Meditation is an ideal way to pray. Using God's word (Lectio Divina) allows me to hear, listen and reflect on what the Lord wants to say to me - to one of his disciples - just like He did two thousand years ago.
The best time to reflect is at the beginning of the day and for at least 15 to 30 minutes.
Prior to going to sleep, read the Mass readings for the next day and then, in the morning, reflect on the Meditation offered on this website.
I hope these daily meditations allow you to know, love and imitate the Lord in a more meaningful way.
God bless you!

Thursday, September 22, 2011

Lk 9:7-9 Rising From The Dead

Lk 9:7-9 Rising From The Dead

(Click here for readings)

Herod the Tetrarch heard about all that was happening, and he was greatly perplexed because some were saying, “John has been raised from the dead.”
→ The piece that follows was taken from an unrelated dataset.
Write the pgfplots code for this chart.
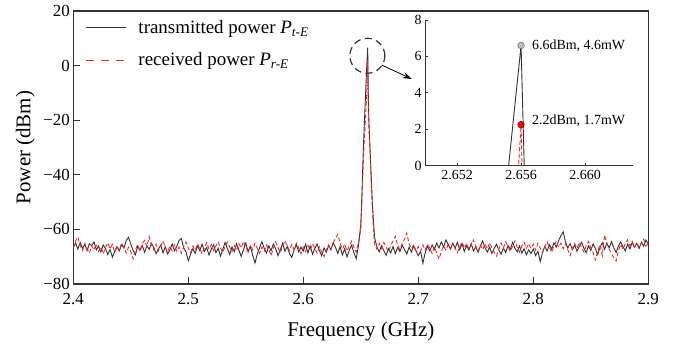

Throughout history, tyrants and boastful men have tried to behead God. And since they cannot behead God, they go after God’s Church. And since they are unable to behead God’s Church, they go after God’s men and women. How? By highlighting our sinfulness, which, by the way, plays right into God’s hands, for if we ever forgot our sinful state, we would be playing into the devil’s hands, and God will never allow that to happen. All sinners are sinners. All sins are sins.

For some individuals it is perfectly reasonable for Kate Perry to encourage teenagers to live out their teenage dreams and to drink every Friday night. However, God forbid that a High School teacher, or a coach or a priest would do the same! That would be considered “unprofessional.” The same illogic holds us hostage when we read in the newspaper that a High School female teacher had “sex” with a fourteen year old boy. So it’s sex for a High School female teacher and “rape” for a nun. Of course we all know it is the later, regardless of consent.

“I am the Way and the Truth and the Life, says the Lord; no one comes to the Father except through me.”

Herod was curious about Jesus. We’re always curious about those who do not believe or act like we do. It’s not always a bad thing. It can actually be a good thing. It’s good to scrutinize others as long as we are honest with ourselves! Herod should have asked himself, “Why is everyone following Him?” Or, “Why are those who follow Him so loving to Him?” “Why is it that Jesus needs no body guards or weapons when he travels from one place to another and I need an entire division of soldiers to accompany me wherever I go?” Is it because he is insignificant or is it because he does not fear death? Do I fear death? Do I fear the people? Is he more of a king than I am?

Why do atheists, secularists and skeptics attack God? Why do they work so hard in beheading someone who (supposedly) does not exist? It is very clear that they are envious of those who do believe. After all, they would not be continually demanding an end to prayers at public school events or at professional sporting events, military funerals, or on the television and radio? It is increasingly clear that the only ones that are offended by prayer are atheists. Muslims, Christians, Jews are not offended by another’s prayers. They actually appreciate them!

So why do atheists attack believers? Why did Herod do it? I believe it has to do with fear. Yes, fear! For evil to be liberated there can be no standard to compare it to; no finger to point to. When a Christian commits an evil act, he separates himself from the community. When an atheist sins; he joins the community. The atheist loves to point his finger at the Christian sinner. A Christian sinner is more than willing to point his finger at himself. So as long as there are Christians; there will always be atheists. In fact, as long as there is God, there will always be atheists.

Herod beheaded John. But he did not behead God, and in his attempt to behead God, he ended up raising Him from the dead and multiplying Him throughout the world!